Today, Brandt's formally plastic and haunting nude studies from this period
are considered as some of his most innovative work. Brandt defined new
territory showing among other things, photography's kinship with sculpture
and modernist abstraction. At the same time, Brandt developed the symbolist
potential of photography in a series of landscapes inhabited by the spirit
Brandt's achievement in photography lies in his uncanny ability to uncover
the truthful, absurd, dramatic, monumental and transcendent qualities of his
subject. The exhibition spans Brandt's entire life's work from the early
Paris photographs to the documentary work of the 1930s and '40s, and the
later landscapes, nudes and portraits.
Edward Weston: Life Work
Edward Weston: Life Work is a survey of nearly 100 works by this
great American artist, containing an outstanding grouping of vintage prints
from all phases of Weston's five-decade career. Edward Weston (1886-1958)
is often cited as the quintessential American modernist photographer.
Weston's work exhibits pure form, a minimalist style and an elegant
presentation of form. His work is marked by subtle and rich tonalities that
enhance the elegant formal beauty of his subjects.
In this exhibition, previously unpublished masterpieces are interspersed
with well-known signature images. Grouped into seven major bodies of work,
the exhibition begins with his rarely-exhibited early period and ends with
his late landscapes of the California coast.
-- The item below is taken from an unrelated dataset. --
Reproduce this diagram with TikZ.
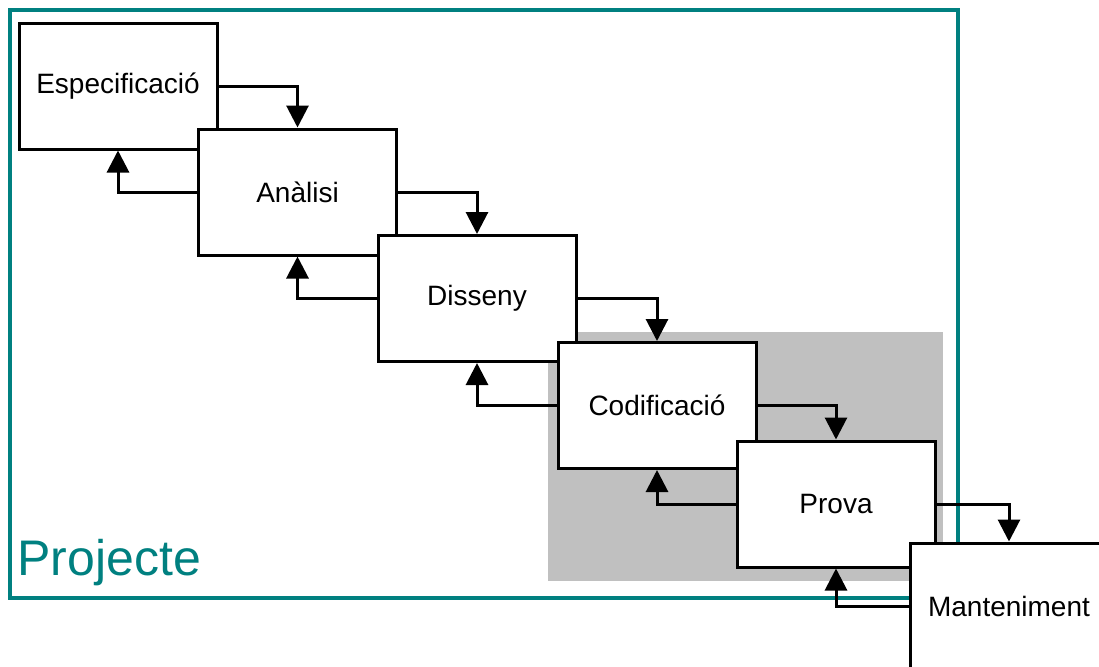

Highlights include a work thought to be Weston's first nude, a striking 1909
outdoor Pictorialist study of his wife Flora. A smoky view of the Chicago
River harbor from 1916 pays homage to Coburn and Stieglitz, and anticipates
the urban modernism famously captured by Armco Steel, Ohio, 1922, which
marked Weston's final break from the confines of Pictorialism and studio
work, and the emergence of a sharply focused style. In the 1920's, Weston
continued to experiment with pure form and disconcerting scale shifts in his
long exposures of shells, peppers, mushrooms, radishes and kelp. The
studies segue naturally into a remarkable set of sculptural nudes done in
1933 and 1934. In the mid 1930's and 40's, Weston pulled back and loosened
up his style as he turned to the open landscape. The chronological survey
concludes with Weston's consummate final photograph, nicknamed The Dody
Rocks, Point Lobos (Something Out of Nothing), 1948.
Edward Weston: Life Work is drawn from the significant private
collection of Michael Mattis and Judith Hochberg. Most of the works were
acquired from members of the Weston family. These include a large
collection from his daughter-in-law, Dody Weston Thompson, as well as a
Weston family album incorporating rare early self-portraits and landscapes.
Only at the Milwaukee Art Museum
Brandt and Weston: Two Geniuses of Photography offers Milwaukeeans
and out-of-town visitors alike an escape from the hustle and bustle of the
holiday season. Linking the two exhibitions will be a salon-like setting,
providing a comfortable and contemplative space for
people to view the exhibitions. Visitors can meet in the central area to
discuss the art and ideas surrounding them or browse through photography
books about these two great masters.
In the tradition of great salons as gathering places for artists and
literary figures, MAM hosts a series of Salon Nights in the exhibition
gallery. Discussions surrounding a variety of topics related to the
exhibitions will be held in January and February.